- **Task instructions**
Return the data exactly, with all pictures removed.

- **Source data**
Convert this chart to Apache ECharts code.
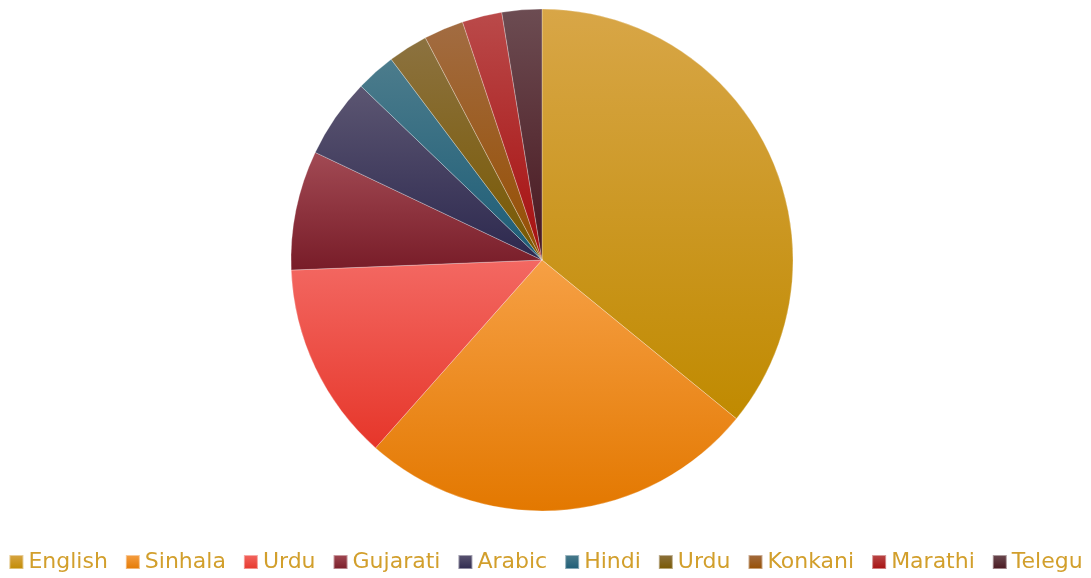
<!DOCTYPE html>
<html>
<head>
<meta charset="utf-8">
<script src="https://cdn.jsdelivr.net/npm/echarts@6/dist/echarts.min.js"></script>
<style>
  html, body { margin: 0; padding: 0; background: #fff; }
  #chart { width: 1091px; height: 578px; }
</style>
</head>
<body>
<div id="chart"></div>
<script>
var languages = ['English', 'Sinhala', 'Urdu', 'Gujarati', 'Arabic', 'Hindi', 'Urdu', 'Konkani', 'Marathi', 'Telegu'];
var speakers = [14, 10, 5, 3, 2, 1, 1, 1, 1, 1];
// top / bottom colour of each slice's gradient
var topColors = ['#d8a647', '#f6a045', '#f36862', '#a24a54', '#5c5672', '#4c7c8c', '#8c7240', '#a26c42', '#ba4a4a', '#6c4c52'];
var bottomColors = ['#c08a00', '#e37800', '#e6362a', '#781c28', '#2c284e', '#1c5c76', '#785800', '#964e00', '#a60e0e', '#48161e'];

var chart = echarts.init(document.getElementById('chart'));

// legend names must be unique, so the second Urdu gets an invisible suffix
var names = languages.map(function (n, i) {
	return languages.indexOf(n) === i ? n : n + '\u200b';
});

var pieData = speakers.map(function (v, i) {
	return {
		value: v,
		name: names[i],
		itemStyle: {
			color: new echarts.graphic.LinearGradient(0, 0, 0, 1, [
				{ offset: 0, color: topColors[i] },
				{ offset: 1, color: bottomColors[i] }
			])
		}
	};
});

chart.setOption({
	animation: false,
	legend: {
		bottom: 0,
		left: 'center',
		itemWidth: 14,
		itemHeight: 14,
		itemGap: 17,
		icon: 'rect',
		textStyle: {
			fontFamily: 'DejaVu Sans',
			fontSize: 22,
			color: '#d29f2c'
		},
		data: names
	},
	series: [{
		type: 'pie',
		center: [542, 260],
		radius: 251,
		startAngle: 90,
		label: { show: false },
		labelLine: { show: false },
		itemStyle: {
			borderColor: 'rgba(255,255,255,0.45)',
			borderWidth: 0.6
		},
		data: pieData
	}]
});
</script>
</body>
</html>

- **Solution to the problem**
Convert this chart to Apache ECharts code.
<!DOCTYPE html>
<html>
<head>
<meta charset="utf-8">
<script src="https://cdn.jsdelivr.net/npm/echarts@6/dist/echarts.min.js"></script>
<style>
  html, body { margin: 0; padding: 0; background: #fff; }
  #chart { width: 1091px; height: 578px; }
</style>
</head>
<body>
<div id="chart"></div>
<script>
var languages = ['English', 'Sinhala', 'Urdu', 'Gujarati', 'Arabic', 'Hindi', 'Urdu', 'Konkani', 'Marathi', 'Telegu'];
var speakers = [14, 10, 5, 3, 2, 1, 1, 1, 1, 1];
// top / bottom colour of each slice's gradient
var topColors = ['#d8a647', '#f6a045', '#f36862', '#a24a54', '#5c5672', '#4c7c8c', '#8c7240', '#a26c42', '#ba4a4a', '#6c4c52'];
var bottomColors = ['#c08a00', '#e37800', '#e6362a', '#781c28', '#2c284e', '#1c5c76', '#785800', '#964e00', '#a60e0e', '#48161e'];

var chart = echarts.init(document.getElementById('chart'));

// legend names must be unique, so the second Urdu gets an invisible suffix
var names = languages.map(function (n, i) {
	return languages.indexOf(n) === i ? n : n + '\u200b';
});

var pieData = speakers.map(function (v, i) {
	return {
		value: v,
		name: names[i],
		itemStyle: {
			color: new echarts.graphic.LinearGradient(0, 0, 0, 1, [
				{ offset: 0, color: topColors[i] },
				{ offset: 1, color: bottomColors[i] }
			])
		}
	};
});

chart.setOption({
	animation: false,
	legend: {
		bottom: 0,
		left: 'center',
		itemWidth: 14,
		itemHeight: 14,
		itemGap: 17,
		icon: 'rect',
		textStyle: {
			fontFamily: 'DejaVu Sans',
			fontSize: 22,
			color: '#d29f2c'
		},
		data: names
	},
	series: [{
		type: 'pie',
		center: [542, 260],
		radius: 251,
		startAngle: 90,
		label: { show: false },
		labelLine: { show: false },
		itemStyle: {
			borderColor: 'rgba(255,255,255,0.45)',
			borderWidth: 0.6
		},
		data: pieData
	}]
});
</script>
</body>
</html>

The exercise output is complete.